Thursday, August 26, 2010

Goodness, Graciousness

I was just coming to check on my friend and look what I got,” I heard him say as the van door slid shut just before we pulled away. What he got was a warm meal, some hygiene items and a blanket.

His name was Dave and I encountered him last night on my first venture out in the Uplift van to deliver meals and necessities to the homeless in Kansas City. I was subbing for a friend who does this on a regular basis.

At every stop, we found our guests to be gracious and appreciative. “Thank you so much. God bless you.” We often didn’t have what they needed. “That’s, okay,” they’d say. It wasn’t okay for me. At least half of them asked for shirts and we didn’t have any. I have a drawer full of t-shirts at home—about half of which I never wear. It’s time to go through it again.
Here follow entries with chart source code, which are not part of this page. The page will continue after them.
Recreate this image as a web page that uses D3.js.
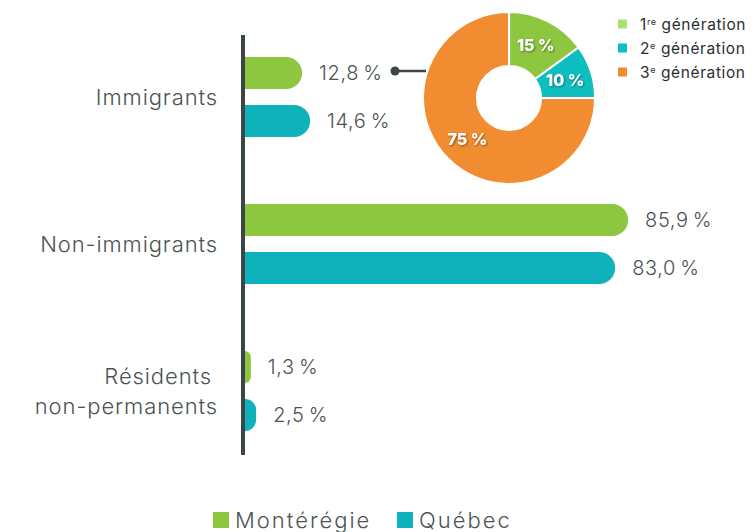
<!DOCTYPE html>
<html>
<head>
<meta charset="utf-8">
<script src="https://cdn.jsdelivr.net/npm/d3@7"></script>
<style>
  body { margin: 0; background: #fff; }
  svg { display: block; }
  text { font-family: Inter, "Open Sans", sans-serif; }
</style>
</head>
<body>
<div id="chart"></div>
<script>
const categories = [["Immigrants"], ["Non-immigrants"], ["Résidents", "non-permanents"]];
const series = ["Montérégie", "Québec"];
const monteregie = [12.8, 85.9, 1.3];
const quebec = [14.6, 83.0, 2.5];
const generations = ["1", "2", "3"];
const genSup = ["re", "e", "e"];
const genValues = [15, 10, 75];

const colors = { "Montérégie": "#8dc63f", "Québec": "#0fb2ba" };
const pieColors = ["#8dc63f", "#0fbfc0", "#f28c30"];
const pieLegendColors = ["#addf74", "#0fbfc0", "#f28c30"];
const textColor = "#4b5353";

const width = 756, height = 532;
const svg = d3.select("#chart").append("svg")
  .attr("width", width).attr("height", height);

const defs = svg.append("defs");
defs.append("filter").attr("id", "shadow")
  .attr("x", "-20%").attr("y", "-20%").attr("width", "140%").attr("height", "140%")
  .append("feDropShadow")
  .attr("dx", 1).attr("dy", 1).attr("stdDeviation", 1)
  .attr("flood-color", "#000").attr("flood-opacity", 0.45);

const x = d3.scaleLinear().domain([0, 100]).range([245, 691]);
const y = d3.scalePoint().domain(d3.range(categories.length)).range([97, 391]);
const inner = d3.scaleBand().domain(series).range([-40, 40]).paddingInner(1 / 3);

const rows = [];
categories.forEach((c, i) => {
  rows.push({ i, s: "Montérégie", v: monteregie[i] });
  rows.push({ i, s: "Québec", v: quebec[i] });
});

function barPath(d) {
  const x0 = x(0), x1 = x(d.v);
  const y0 = y(d.i) + inner(d.s), h = inner.bandwidth();
  const r = Math.min(h / 2, x1 - x0);
  return `M${x0},${y0}L${x1 - r},${y0}A${r},${r} 0 0 1 ${x1},${y0 + r}` +
    `L${x1},${y0 + h - r}A${r},${r} 0 0 1 ${x1 - r},${y0 + h}L${x0},${y0 + h}Z`;
}

svg.append("g").selectAll("path")
  .data(rows).join("path")
  .attr("d", barPath)
  .attr("fill", d => colors[d.s]);

// axis line
svg.append("line")
  .attr("x1", 243).attr("x2", 243).attr("y1", 35).attr("y2", 455)
  .attr("stroke", "#3d4646").attr("stroke-width", 4);

const fmt = v => d3.format(".1f")(v).replace(".", ",") + "\u2009%";

svg.append("g").selectAll("text")
  .data(rows).join("text")
  .attr("x", d => x(d.v) + 17)
  .attr("y", d => y(d.i) + inner(d.s) + inner.bandwidth() / 2)
  .attr("dy", "0.36em")
  .attr("font-size", 20)
  .attr("font-weight", 300)
  .attr("letter-spacing", 0.6)
  .attr("fill", textColor)
  .text(d => fmt(d.v));

// category labels
const catG = svg.append("g");
categories.forEach((lines, i) => {
  const t = catG.append("text")
    .attr("x", 217)
    .attr("y", y(i) - (lines.length - 1) * 15)
    .attr("text-anchor", "end")
    .attr("font-size", 22)
    .attr("font-weight", 300)
    .attr("letter-spacing", 0.9)
    .attr("fill", textColor);
  lines.forEach((l, j) => {
    t.append("tspan").attr("x", j === 0 && lines.length > 1 ? 212 : 218)
      .attr("dy", j === 0 ? "0.35em" : 30).text(l);
  });
});

// leader line
svg.append("line")
  .attr("x1", 395).attr("x2", 426).attr("y1", 71).attr("y2", 71)
  .attr("stroke", "#3d4646").attr("stroke-width", 2.5);
svg.append("circle").attr("cx", 395).attr("cy", 71).attr("r", 4.5).attr("fill", "#3d4646");

// donut
const pie = d3.pie().sort(null)(genValues);
const arc = d3.arc().innerRadius(32).outerRadius(86);
const donut = svg.append("g").attr("transform", "translate(509,98)");
donut.selectAll("path")
  .data(pie).join("path")
  .attr("d", arc)
  .attr("fill", (d, i) => pieColors[i])
  .attr("stroke", "#fff").attr("stroke-width", 2);
donut.selectAll("text")
  .data(pie).join("text")
  .attr("transform", d => `translate(${arc.centroid(d)})`)
  .attr("text-anchor", "middle")
  .attr("dy", "0.36em")
  .attr("font-size", 16)
  .attr("font-weight", 800)
  .attr("fill", "#fff")
  .attr("filter", "url(#shadow)")
  .text(d => d.data + " %");

// pie legend
const pl = svg.append("g").selectAll("g")
  .data(generations).join("g")
  .attr("transform", (d, i) => `translate(618,${24 + i * 24})`);
pl.append("rect").attr("x", 0).attr("y", -4.5).attr("width", 9).attr("height", 9)
  .attr("fill", (d, i) => pieLegendColors[i]);
const plt = pl.append("text").attr("x", 22).attr("dy", "0.36em")
  .attr("font-size", 15.5).attr("letter-spacing", 0.6).attr("fill", "#2b2f2f");
plt.append("tspan").text(d => d);
plt.append("tspan").attr("font-size", 9).attr("dy", -5).text((d, i) => genSup[i]);
plt.append("tspan").attr("dy", 5).text(" génération");

// bottom legend
const legX = [213, 397];
const lg = svg.append("g").selectAll("g")
  .data(series).join("g")
  .attr("transform", (d, i) => `translate(${legX[i]},512)`);
lg.append("rect").attr("width", 16).attr("height", 16).attr("fill", d => colors[d]);
lg.append("text").attr("x", 22).attr("y", 8).attr("dy", "0.38em")
  .attr("font-size", 22).attr("font-weight", 300).attr("letter-spacing", 2)
  .attr("fill", textColor)
  .text(d => d);
</script>
</body>
</html>
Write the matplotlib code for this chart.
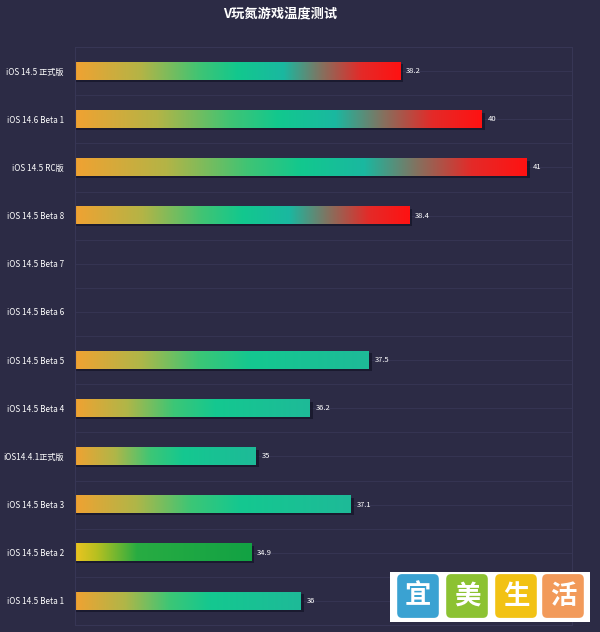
import numpy as np
import matplotlib
matplotlib.use("Agg")
import matplotlib.pyplot as plt
from matplotlib.colors import LinearSegmentedColormap
from matplotlib.patches import Rectangle, FancyBboxPatch

plt.rcParams['font.family'] = ['Noto Sans CJK SC', 'DejaVu Sans']

title = "V玩氮游戏温度测试"
categories = ["iOS 14.5 正式版", "iOS 14.6 Beta 1", "iOS 14.5 RC版", "iOS 14.5 Beta 8",
              "iOS 14.5 Beta 7", "iOS 14.5 Beta 6", "iOS 14.5 Beta 5", "iOS 14.5 Beta 4",
              "iOS14.4.1正式版", "iOS 14.5 Beta 3", "iOS 14.5 Beta 2", "iOS 14.5 Beta 1"]
values = [38.2, 40, 41, 38.4, np.nan, np.nan, 37.5, 36.2, 35, 37.1, 34.9, 36]
value_labels = ["38.2", "40", "41", "38.4", "", "", "37.5", "36.2", "35", "37.1", "34.9", "36"]
x_min, x_max = 31, 42
watermark_chars = ["宜", "美", "生", "活"]

BG = "#2c2b45"
GRID = "#373655"

cmap_hot = LinearSegmentedColormap.from_list("hot", [
    (0.0, "#f0a232"), (0.2, "#b4b446"), (0.38, "#40c474"), (0.5, "#12c88e"),
    (0.64, "#1ab8a0"), (0.76, "#86705e"), (0.88, "#e42a28"), (1.0, "#ff1212")])
cmap_cool = LinearSegmentedColormap.from_list("cool", [
    (0.0, "#f0a232"), (0.22, "#b0b648"), (0.42, "#3cc676"), (0.6, "#14c890"),
    (1.0, "#1eba98")])
cmap_lime = LinearSegmentedColormap.from_list("lime", [
    (0.0, "#ecc420"), (0.12, "#b8c020"), (0.35, "#28ac42"), (1.0, "#12a244")])

fig = plt.figure(figsize=(6, 6.32), dpi=100, facecolor=BG)
ax = fig.add_axes([0.125, 0.011, 0.828, 0.9145])
ax.set_facecolor(BG)

n = len(categories)
ypos = np.arange(n)

for y in np.arange(-0.5, n, 0.5):
    ax.axhline(y, color=GRID, lw=0.6, zorder=0)
for s in ax.spines.values():
    s.set_color(GRID)
    s.set_linewidth(0.8)

h = 0.36
grad = np.linspace(0, 1, 256).reshape(1, -1)
for i, (cat, v, lab) in enumerate(zip(categories, values, value_labels)):
    if np.isnan(v):
        continue
    if v >= 38:
        cm = cmap_hot
    elif cat == "iOS 14.5 Beta 2":
        cm = cmap_lime
    else:
        cm = cmap_cool
    ax.add_patch(Rectangle((x_min, i - h / 2 + 0.04), v - x_min + 0.07, h,
                           facecolor="#16162a", edgecolor="none", alpha=0.8, zorder=1))
    ax.imshow(grad, cmap=cm, aspect="auto", extent=(x_min, v, i + h / 2, i - h / 2),
              zorder=2, interpolation="bilinear")
    ax.text(v + 0.13, i, lab, color="white", fontsize=5.5, va="center", ha="left", zorder=3)

ax.set_xlim(x_min, x_max)
ax.set_ylim(n - 0.5, -0.5)
ax.set_yticks(ypos)
ax.set_yticklabels(categories, color="white", fontsize=5.9)
ax.tick_params(axis="y", length=0, pad=8)
ax.set_xticks([])

fig.text(0.467, 0.978, title, color="white", fontsize=9.5, ha="center", va="center",
         fontweight="bold")

# watermark
W, H = 600, 632
def fx(px): return px / W
def fy(py): return 1 - py / H
fig.patches.append(Rectangle((fx(390), fy(622)), fx(200), 50 / H, transform=fig.transFigure,
                             facecolor="white", edgecolor="none", zorder=5))
sq_cols = ["#3aa2d2", "#8cc232", "#f2c214", "#f29a5a"]
sq_x = [397, 446, 495, 542]
for ch, c, x0 in zip(watermark_chars, sq_cols, sq_x):
    fig.patches.append(FancyBboxPatch((fx(x0 + 2), fy(616)), fx(38), 40 / H,
                                      boxstyle="round,pad=0.003,rounding_size=0.008",
                                      transform=fig.transFigure, facecolor=c,
                                      edgecolor="none", zorder=6))
    fig.text(fx(x0 + 21), fy(596), ch, color="white", fontsize=19, ha="center",
             va="center", fontweight="bold", zorder=7)

fig.savefig("out.png", dpi=100, facecolor=BG)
We met some who were witty and funny. Two, at separate stops, proudly boasted they had the same waist size they had in high school. By and large they looked out for one another. One stop was across the street from some police activity. One of our guests had been over there. He pointed at the others around the van, “They tried to warn me to stay away from there, but I didn’t listen.

And we met Dave. I don’t know where we were exactly—underneath an overpass somewhere. When we first arrived at this particular stop, we didn’t see anyone. One man came out of the darkness. We served him a plate of pasta with meat sauce and green beans. He came to the side of the van where we offered him hygiene items and other things he might need.

Then, his friend, Dave, came to the van. We served him. He chatted with his friend. He chatted with us. When we asked how he was he said, “Pretty good. I woke up on the right side of the dirt this morning.” As with everyone else, we offered things he might need. Toothpaste? Shampoo? “What I really need,” he said, “is a blessing.

He asked if we could pray. At his urging, we joined hands and he led us in prayer. I don’t remember all the words, it rhymed and I wondered if it was memorized from childhood. One line was “Thank you for all you have given us today.” Perhaps the reason I don’t remember the rest of the words is because I was struck by that line. I am grateful for all that I have, but I don’t often take time out of my day to say thanks for it. The message at church last Sunday was essentially the less you have the more you tend to appreciate what you do have. That was the case for this man.

When I was asked to volunteer, I had no idea what to expect. In the end, I was just helping out my friend, and look what I got. Thank you, God, for all you have given me today.